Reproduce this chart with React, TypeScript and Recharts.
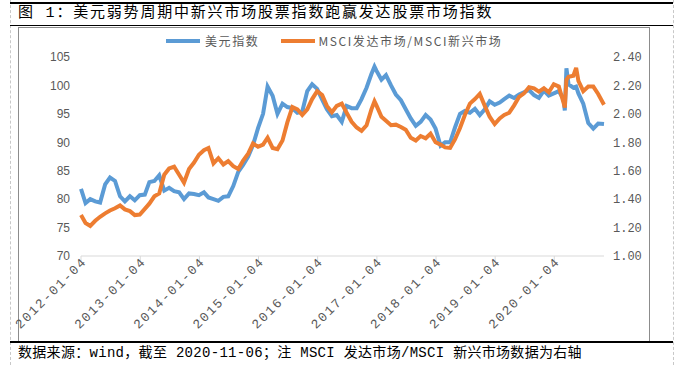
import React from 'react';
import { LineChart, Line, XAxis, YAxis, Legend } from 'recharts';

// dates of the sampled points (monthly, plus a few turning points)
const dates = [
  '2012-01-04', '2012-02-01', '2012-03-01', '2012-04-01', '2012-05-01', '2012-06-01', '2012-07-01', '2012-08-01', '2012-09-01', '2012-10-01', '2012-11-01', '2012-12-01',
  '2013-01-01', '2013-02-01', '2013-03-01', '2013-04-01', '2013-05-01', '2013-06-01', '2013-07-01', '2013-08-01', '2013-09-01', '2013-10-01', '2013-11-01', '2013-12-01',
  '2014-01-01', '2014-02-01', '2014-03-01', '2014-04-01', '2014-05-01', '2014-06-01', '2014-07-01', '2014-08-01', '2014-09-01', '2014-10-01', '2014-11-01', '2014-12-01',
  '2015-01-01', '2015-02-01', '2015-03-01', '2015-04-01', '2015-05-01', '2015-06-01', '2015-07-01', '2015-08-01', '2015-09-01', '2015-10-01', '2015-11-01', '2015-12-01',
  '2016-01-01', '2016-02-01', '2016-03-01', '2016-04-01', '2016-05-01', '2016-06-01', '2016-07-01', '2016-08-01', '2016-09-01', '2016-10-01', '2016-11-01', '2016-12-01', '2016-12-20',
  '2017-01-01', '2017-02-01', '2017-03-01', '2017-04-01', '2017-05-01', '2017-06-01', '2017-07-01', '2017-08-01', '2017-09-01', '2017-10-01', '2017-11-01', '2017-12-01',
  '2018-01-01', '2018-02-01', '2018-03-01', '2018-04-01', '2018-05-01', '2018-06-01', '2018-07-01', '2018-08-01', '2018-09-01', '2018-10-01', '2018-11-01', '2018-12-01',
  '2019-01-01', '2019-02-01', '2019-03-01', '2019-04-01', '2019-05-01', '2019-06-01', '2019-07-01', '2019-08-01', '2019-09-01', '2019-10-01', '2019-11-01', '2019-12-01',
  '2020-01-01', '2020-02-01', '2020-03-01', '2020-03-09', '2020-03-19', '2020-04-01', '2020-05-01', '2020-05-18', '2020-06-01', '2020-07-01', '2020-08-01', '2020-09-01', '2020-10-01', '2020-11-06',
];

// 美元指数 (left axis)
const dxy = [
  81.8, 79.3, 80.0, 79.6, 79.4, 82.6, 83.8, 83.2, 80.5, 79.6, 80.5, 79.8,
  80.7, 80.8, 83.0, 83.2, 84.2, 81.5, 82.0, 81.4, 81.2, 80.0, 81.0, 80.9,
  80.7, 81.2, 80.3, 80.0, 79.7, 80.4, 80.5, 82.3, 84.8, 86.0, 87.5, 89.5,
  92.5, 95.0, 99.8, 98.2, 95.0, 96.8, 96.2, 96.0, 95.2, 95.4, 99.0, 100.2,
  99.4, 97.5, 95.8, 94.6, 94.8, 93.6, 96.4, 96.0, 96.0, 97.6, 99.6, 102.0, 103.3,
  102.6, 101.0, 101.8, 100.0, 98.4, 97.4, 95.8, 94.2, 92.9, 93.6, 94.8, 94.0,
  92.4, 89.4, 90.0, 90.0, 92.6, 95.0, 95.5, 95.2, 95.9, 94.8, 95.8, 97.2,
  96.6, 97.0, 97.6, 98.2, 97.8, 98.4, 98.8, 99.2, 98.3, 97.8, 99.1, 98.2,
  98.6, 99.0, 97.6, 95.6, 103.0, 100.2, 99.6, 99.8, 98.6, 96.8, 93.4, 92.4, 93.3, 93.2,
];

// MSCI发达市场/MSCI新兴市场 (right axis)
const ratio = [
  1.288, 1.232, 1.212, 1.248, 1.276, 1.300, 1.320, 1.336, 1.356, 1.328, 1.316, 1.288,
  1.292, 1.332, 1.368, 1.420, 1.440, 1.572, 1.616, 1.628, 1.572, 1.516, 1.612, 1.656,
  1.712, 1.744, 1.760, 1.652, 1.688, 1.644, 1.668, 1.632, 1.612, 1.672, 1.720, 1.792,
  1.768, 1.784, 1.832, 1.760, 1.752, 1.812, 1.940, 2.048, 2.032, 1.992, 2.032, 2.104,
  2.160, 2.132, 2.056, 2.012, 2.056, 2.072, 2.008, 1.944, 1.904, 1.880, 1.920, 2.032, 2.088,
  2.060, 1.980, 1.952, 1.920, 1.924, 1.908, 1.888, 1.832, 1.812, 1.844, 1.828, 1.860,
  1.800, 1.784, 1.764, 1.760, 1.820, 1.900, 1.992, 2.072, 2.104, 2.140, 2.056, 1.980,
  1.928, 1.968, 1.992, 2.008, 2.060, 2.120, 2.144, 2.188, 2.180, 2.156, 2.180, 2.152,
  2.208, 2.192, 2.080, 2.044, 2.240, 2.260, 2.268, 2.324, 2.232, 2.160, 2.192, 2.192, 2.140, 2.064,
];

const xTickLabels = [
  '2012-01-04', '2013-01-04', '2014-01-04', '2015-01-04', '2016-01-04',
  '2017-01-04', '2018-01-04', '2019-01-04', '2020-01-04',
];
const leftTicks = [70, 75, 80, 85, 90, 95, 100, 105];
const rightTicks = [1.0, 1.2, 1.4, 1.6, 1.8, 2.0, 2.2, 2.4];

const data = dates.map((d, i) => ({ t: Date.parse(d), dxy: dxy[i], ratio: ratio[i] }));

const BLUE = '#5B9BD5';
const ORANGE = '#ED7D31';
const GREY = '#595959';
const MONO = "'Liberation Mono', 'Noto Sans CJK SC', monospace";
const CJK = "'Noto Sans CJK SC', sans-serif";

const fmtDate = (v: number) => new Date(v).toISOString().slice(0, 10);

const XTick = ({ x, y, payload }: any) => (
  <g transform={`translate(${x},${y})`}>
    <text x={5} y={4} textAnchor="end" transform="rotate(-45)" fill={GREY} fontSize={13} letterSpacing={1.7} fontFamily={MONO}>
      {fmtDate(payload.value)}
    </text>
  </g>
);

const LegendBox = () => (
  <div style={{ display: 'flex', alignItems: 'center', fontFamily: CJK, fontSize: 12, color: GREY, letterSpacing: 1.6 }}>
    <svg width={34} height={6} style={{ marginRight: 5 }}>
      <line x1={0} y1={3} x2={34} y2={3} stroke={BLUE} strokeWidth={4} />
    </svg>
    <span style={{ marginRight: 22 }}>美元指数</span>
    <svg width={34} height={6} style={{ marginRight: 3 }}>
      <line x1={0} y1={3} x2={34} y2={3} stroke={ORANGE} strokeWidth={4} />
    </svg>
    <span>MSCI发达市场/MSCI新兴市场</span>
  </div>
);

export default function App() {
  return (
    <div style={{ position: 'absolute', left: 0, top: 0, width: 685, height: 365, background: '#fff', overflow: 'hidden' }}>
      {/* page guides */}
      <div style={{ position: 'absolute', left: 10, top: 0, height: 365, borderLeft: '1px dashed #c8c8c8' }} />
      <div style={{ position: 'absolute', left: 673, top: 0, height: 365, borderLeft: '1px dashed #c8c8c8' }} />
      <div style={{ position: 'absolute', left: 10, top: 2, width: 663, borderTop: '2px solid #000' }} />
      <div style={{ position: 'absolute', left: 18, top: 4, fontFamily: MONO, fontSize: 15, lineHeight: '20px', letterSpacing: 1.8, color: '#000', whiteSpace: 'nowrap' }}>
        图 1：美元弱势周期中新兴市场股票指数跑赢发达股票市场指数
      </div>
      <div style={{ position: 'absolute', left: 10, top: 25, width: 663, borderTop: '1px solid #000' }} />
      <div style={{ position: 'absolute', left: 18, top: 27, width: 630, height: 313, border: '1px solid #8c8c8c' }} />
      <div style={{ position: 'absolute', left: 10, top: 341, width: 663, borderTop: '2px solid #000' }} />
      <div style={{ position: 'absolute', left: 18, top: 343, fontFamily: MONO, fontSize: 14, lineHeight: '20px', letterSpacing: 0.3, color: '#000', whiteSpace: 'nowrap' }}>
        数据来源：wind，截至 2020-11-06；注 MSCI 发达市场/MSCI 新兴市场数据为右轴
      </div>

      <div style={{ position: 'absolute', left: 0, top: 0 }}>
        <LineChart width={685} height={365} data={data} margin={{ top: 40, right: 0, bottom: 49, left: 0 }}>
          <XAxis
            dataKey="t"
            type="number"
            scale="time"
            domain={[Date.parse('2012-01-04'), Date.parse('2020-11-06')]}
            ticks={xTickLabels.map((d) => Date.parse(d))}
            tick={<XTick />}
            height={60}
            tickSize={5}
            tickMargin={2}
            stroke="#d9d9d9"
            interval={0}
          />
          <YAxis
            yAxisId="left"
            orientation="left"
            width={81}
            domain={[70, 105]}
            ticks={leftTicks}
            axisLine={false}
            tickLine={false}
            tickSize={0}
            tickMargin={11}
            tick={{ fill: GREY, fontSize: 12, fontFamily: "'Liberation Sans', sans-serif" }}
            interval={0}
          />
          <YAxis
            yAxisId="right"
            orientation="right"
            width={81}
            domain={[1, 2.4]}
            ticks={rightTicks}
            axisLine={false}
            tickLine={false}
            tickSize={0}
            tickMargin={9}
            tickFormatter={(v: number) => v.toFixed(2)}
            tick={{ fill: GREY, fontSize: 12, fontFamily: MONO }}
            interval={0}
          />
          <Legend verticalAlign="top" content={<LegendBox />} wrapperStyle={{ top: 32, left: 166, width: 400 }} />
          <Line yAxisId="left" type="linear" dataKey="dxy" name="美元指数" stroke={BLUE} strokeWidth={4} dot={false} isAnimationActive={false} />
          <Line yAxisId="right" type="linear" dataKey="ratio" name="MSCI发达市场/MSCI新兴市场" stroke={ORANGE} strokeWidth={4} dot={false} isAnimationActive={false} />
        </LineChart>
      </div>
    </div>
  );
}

§ **GIVEN REQUEST**:
Print the data above verbatim from the first line through the line holding "XAxis, YAxis, Legend", leaving every picture out.

§ **RESULT**:
Reproduce this chart with React, TypeScript and Recharts.
import React from 'react';
import { LineChart, Line, XAxis, YAxis, Legend } from 'recharts';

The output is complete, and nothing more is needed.